Basically, you will deploy approval and authentication processes before you allow anyone onto the network or make transactions. This protects you from expensive data breaches that could bring down your company. One major danger of insider threats is that hackers could gain access to a privileged account to execute their schemes. This is why it is absolutely necessary to manage privileged accounts carefully.
Monitoring with Zero Trust Model
Once you have determined the scope, selected technology, and implemented processes to enforce a zero trust framework, you need to establish a monitoring process to look for malicious activity on the network. Once a suspicious activity is detected, it must be flagged and resolved. Monitoring insider privileged access which may have also been compromised by outsiders can pay off if the process is performed diligently.
Finally, you will implement a granular attribute-based access control model. ABAC is an access control model which is considered the next generation model in access management evolving from the role-based access control model. ABAC is based on establishing a set of attributes such as:
- subject or user characteristics such as department, position, and IP address,
- object or system and data characteristics such as sensitivity level, and
- environmental characteristics such as time of day and location.
The main idea is to define which combination of characteristics or attributes will be used to control access from a central policy standpoint. The attributes may be different for each system.
In general, the key to having an effective zero trust policy is to scrutinize all activities in order to identify and block as many unauthorized activities, specially high risk transactions initiated by privileged accounts holders.
Continuous Verification Across Each Device
The zero trust framework in practical terms uses five key areas to build upon which are:
- User trust
- Device trust
- Transport/session trust
- Data trust
- Application trust
For a zero trust program to be effective, implement verification across all five pillars to improve your security through a step by step process which includes scoping, technology, and processes. The project can start small and grow as you continue to assess your risks. To be successful, you will want to implement it in such a way that it provides the maximum level of security while having a minimal impact on the operations. You can lower the risk of a data breach and unauthorized access or transaction through insider security threats handling and management.
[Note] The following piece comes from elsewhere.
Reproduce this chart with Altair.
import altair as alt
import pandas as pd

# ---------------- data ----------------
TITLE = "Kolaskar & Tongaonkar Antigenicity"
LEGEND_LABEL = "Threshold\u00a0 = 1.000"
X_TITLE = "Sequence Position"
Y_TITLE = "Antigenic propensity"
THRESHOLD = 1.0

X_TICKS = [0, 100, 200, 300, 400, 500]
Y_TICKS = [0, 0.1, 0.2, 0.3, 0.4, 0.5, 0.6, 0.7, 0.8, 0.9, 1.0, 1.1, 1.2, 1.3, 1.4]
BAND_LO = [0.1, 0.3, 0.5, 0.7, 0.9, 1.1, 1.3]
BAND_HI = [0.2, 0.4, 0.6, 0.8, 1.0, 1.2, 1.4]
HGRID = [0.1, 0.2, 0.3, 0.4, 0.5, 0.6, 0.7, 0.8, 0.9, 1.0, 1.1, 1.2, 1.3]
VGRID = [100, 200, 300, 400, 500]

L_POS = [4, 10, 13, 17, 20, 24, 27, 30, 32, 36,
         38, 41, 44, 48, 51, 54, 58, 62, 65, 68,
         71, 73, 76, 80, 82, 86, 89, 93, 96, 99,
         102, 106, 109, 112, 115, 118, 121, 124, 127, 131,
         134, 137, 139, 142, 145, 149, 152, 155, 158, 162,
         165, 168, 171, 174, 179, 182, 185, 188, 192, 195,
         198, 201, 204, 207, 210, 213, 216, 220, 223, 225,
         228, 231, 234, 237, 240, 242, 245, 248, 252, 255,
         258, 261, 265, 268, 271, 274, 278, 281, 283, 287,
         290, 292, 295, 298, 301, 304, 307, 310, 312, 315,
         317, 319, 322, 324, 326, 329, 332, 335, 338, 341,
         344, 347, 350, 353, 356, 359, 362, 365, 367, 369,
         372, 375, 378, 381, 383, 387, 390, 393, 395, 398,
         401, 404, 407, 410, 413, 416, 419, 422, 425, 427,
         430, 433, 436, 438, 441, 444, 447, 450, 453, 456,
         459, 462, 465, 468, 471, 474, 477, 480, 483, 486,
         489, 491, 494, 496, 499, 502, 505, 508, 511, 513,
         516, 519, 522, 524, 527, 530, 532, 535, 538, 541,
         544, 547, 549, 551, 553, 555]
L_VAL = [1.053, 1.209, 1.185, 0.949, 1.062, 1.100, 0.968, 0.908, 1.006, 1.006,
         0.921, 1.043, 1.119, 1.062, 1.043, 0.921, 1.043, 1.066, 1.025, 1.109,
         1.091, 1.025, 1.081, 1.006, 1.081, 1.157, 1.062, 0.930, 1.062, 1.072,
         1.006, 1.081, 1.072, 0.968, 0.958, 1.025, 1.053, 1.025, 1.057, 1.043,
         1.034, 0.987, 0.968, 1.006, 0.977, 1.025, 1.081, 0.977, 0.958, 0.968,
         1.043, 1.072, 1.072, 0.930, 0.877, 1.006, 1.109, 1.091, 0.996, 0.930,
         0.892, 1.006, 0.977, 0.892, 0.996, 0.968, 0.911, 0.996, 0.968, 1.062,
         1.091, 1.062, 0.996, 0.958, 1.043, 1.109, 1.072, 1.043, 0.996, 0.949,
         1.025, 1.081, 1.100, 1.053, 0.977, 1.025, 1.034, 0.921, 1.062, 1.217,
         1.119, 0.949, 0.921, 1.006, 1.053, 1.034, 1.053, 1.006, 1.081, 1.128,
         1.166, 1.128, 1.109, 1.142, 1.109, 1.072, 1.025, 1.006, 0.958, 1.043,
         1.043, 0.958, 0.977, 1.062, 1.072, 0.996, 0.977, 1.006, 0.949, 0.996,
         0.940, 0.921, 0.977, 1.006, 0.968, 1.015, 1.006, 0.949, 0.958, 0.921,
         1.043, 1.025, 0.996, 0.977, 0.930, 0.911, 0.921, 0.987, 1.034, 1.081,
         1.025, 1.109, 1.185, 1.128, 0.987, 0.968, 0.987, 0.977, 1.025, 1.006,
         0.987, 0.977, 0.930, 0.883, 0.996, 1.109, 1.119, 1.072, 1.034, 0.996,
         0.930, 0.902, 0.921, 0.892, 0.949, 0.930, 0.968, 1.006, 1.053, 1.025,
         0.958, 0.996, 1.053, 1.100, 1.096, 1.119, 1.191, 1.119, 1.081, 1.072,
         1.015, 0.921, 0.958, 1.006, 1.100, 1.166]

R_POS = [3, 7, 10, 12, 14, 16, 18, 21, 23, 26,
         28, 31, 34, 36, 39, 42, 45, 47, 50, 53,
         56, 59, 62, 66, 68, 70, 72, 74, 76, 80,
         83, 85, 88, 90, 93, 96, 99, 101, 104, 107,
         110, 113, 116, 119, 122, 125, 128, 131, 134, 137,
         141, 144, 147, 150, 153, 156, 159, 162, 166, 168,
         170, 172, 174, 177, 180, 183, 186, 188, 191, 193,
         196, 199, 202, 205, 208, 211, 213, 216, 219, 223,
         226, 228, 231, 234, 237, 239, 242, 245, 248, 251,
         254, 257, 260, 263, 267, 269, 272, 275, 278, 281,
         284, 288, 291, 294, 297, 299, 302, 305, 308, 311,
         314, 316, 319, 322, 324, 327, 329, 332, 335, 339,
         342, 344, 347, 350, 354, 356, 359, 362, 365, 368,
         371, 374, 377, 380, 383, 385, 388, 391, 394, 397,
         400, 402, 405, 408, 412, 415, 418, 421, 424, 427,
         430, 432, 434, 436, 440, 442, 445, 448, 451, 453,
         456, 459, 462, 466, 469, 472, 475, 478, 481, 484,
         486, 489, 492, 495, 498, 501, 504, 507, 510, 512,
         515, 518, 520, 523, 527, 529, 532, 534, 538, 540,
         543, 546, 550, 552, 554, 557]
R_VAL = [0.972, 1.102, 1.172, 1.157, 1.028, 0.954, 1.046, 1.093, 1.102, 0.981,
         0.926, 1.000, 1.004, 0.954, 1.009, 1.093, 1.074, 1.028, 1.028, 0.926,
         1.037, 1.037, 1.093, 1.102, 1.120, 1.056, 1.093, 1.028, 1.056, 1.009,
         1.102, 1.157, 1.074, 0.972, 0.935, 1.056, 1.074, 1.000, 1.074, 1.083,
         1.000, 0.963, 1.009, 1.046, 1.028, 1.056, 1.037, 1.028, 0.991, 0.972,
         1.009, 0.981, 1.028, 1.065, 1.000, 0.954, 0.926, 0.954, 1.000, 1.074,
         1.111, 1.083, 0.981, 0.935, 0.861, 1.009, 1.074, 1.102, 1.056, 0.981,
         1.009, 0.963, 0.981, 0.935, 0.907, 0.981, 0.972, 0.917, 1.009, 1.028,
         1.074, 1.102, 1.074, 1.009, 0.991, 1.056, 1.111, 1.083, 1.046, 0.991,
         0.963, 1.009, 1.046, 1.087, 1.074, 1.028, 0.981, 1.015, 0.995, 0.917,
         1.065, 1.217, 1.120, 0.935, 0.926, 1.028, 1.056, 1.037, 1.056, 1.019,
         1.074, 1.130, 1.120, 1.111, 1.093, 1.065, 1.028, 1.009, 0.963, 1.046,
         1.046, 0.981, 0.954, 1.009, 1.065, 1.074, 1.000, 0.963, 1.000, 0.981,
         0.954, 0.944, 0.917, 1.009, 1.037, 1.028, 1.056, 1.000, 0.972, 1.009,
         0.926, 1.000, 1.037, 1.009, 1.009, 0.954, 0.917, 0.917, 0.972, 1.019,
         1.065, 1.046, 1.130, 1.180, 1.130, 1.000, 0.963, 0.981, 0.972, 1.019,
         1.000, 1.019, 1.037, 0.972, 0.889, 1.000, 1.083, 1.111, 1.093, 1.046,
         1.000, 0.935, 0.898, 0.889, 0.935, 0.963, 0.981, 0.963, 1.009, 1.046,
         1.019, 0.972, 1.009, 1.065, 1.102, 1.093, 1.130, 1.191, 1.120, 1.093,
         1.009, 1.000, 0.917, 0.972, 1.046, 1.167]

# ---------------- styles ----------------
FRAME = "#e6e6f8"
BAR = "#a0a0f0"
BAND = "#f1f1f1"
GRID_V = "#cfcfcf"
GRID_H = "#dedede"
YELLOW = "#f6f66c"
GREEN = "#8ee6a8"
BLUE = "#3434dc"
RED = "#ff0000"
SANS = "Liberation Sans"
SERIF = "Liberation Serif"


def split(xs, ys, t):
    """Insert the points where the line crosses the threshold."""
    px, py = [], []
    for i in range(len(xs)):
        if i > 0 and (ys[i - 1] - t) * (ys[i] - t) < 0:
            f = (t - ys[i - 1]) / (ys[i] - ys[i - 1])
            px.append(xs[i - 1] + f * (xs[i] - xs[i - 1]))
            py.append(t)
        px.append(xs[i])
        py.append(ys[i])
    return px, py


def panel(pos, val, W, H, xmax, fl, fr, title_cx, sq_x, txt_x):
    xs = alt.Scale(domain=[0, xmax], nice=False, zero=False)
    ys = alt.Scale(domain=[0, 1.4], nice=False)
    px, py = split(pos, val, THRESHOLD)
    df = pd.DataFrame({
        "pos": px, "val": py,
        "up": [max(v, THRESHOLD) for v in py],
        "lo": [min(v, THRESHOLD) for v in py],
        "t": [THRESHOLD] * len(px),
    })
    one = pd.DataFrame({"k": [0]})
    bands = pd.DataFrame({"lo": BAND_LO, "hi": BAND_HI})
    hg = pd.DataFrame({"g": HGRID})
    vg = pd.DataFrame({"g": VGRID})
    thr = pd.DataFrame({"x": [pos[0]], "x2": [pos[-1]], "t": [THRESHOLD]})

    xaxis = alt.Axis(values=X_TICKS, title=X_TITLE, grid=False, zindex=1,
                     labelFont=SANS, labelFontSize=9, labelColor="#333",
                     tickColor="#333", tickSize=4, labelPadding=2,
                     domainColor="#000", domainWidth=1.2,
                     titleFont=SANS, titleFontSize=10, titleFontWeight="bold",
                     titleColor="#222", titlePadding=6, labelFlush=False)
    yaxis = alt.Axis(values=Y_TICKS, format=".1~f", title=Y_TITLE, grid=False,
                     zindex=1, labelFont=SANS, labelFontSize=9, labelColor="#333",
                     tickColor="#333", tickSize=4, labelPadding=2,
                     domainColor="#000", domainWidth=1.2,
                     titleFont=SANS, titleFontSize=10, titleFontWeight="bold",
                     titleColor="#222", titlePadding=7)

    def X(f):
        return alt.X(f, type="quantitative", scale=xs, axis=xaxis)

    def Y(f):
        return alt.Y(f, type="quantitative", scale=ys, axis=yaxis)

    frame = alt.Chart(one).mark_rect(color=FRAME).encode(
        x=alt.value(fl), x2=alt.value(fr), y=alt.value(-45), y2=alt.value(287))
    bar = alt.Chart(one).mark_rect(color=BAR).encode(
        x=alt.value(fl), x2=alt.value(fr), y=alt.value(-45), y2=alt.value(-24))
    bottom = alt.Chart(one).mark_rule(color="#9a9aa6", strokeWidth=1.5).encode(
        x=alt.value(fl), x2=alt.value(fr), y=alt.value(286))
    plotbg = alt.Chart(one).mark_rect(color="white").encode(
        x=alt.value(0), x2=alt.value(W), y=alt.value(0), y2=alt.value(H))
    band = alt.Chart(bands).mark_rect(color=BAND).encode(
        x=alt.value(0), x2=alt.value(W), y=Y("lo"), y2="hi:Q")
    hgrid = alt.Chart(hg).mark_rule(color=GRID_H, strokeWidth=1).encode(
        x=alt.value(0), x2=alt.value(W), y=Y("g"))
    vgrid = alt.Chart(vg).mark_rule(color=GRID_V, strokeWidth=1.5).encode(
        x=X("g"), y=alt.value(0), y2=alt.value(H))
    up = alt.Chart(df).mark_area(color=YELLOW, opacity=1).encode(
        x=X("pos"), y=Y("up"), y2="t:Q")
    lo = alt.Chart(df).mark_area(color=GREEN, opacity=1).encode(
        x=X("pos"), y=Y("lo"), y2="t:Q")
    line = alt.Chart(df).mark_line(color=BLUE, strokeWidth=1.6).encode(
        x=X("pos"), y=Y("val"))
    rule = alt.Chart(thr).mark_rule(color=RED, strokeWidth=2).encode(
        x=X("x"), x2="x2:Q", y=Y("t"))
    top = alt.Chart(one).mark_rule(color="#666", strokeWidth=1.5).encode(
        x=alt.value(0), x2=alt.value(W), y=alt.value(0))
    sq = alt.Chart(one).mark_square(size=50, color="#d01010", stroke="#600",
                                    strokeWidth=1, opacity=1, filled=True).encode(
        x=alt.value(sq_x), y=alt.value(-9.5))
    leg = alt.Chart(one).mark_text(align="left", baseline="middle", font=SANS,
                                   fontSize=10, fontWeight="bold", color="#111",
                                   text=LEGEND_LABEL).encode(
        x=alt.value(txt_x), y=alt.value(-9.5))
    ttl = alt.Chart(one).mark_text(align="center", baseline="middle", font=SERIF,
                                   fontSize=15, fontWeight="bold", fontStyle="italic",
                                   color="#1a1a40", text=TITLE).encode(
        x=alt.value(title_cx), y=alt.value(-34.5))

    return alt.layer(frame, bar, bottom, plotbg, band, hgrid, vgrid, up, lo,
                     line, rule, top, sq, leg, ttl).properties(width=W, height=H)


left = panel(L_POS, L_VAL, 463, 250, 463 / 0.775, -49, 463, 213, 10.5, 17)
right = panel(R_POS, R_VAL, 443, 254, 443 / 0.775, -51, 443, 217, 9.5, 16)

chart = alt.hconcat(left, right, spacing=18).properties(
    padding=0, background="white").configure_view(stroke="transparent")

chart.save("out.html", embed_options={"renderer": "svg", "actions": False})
10 Steps to Build a Zero Trust Program
Consider the following steps for creating and implementing a zero trust security program:
- Complete a risk assessment
- Define your scope – systems, data, people, devices
- Create a business plan and promote the idea to the organization
- Establish your budget and resources
- Develop a zero trust implementation plan
- Define trust criteria and boundaries
- Deploy multi-step and multi-factor authentication technology
- Pay attention to privileged accounts on key applications, databases and devices
- Implement an appropriate access control model such as attribute-based model
- Monitor access and activities across your systems based on your trust criteria
A zero trust model scrutinized every person or device requesting access to systems and resources whether the requestor is an insider or outsider. Ultimately, the goal behind zero trust is to address the weakest link in security, which is the people (and devices) who are trusted entities and have access. While insiders provide an invaluable service, their established access can pose a great security risk to the organization which must be continuously verified, validated, and approved to protect your company and most valuable assets from potential insider threats.